### Source material

%%

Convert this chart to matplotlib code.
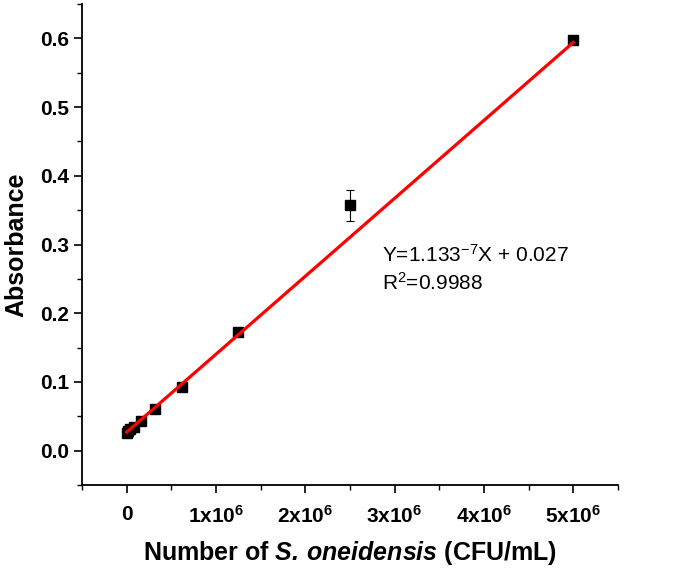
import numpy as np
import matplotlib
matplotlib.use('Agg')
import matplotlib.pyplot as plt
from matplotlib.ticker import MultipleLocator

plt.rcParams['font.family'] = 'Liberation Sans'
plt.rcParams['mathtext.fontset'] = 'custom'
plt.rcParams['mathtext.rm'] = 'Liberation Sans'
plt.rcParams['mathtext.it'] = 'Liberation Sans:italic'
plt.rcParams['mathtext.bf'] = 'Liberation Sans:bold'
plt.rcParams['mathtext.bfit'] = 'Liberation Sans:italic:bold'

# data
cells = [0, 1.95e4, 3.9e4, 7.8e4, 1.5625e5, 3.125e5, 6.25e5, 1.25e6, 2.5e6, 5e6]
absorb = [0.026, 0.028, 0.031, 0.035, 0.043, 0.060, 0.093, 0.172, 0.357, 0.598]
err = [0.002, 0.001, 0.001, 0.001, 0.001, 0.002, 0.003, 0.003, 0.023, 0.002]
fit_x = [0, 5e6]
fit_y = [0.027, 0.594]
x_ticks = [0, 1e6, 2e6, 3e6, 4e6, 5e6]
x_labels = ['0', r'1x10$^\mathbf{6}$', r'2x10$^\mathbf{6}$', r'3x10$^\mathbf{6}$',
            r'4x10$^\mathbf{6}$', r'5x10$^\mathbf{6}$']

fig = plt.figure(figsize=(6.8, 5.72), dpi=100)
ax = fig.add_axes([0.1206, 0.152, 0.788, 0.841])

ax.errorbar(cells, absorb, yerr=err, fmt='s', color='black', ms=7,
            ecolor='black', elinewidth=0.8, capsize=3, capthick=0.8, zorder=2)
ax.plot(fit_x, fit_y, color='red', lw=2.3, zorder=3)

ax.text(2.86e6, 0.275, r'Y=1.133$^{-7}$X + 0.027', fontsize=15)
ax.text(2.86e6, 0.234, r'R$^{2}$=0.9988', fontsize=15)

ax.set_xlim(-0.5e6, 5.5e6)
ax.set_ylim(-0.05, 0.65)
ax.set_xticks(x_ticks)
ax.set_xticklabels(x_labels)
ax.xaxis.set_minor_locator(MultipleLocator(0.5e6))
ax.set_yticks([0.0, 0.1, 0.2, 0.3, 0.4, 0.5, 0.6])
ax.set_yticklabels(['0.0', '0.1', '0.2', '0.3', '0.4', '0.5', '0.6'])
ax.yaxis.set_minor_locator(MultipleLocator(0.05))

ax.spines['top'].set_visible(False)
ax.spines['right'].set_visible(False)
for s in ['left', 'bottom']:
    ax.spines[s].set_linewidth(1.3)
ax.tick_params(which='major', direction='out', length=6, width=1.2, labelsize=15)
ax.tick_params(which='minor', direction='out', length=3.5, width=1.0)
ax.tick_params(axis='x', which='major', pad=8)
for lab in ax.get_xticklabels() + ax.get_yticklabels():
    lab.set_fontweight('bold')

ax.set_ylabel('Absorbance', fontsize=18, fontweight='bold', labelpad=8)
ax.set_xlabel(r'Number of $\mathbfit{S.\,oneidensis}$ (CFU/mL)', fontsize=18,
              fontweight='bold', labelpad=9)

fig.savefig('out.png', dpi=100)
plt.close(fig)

%%

### What to work on
Starting at the first line of the material, output exactly the lines up to and including the one with "from matplotlib.ticker import MultipleLocator". Do not include the pictures.

### The reply
Convert this chart to matplotlib code.
import numpy as np
import matplotlib
matplotlib.use('Agg')
import matplotlib.pyplot as plt
from matplotlib.ticker import MultipleLocator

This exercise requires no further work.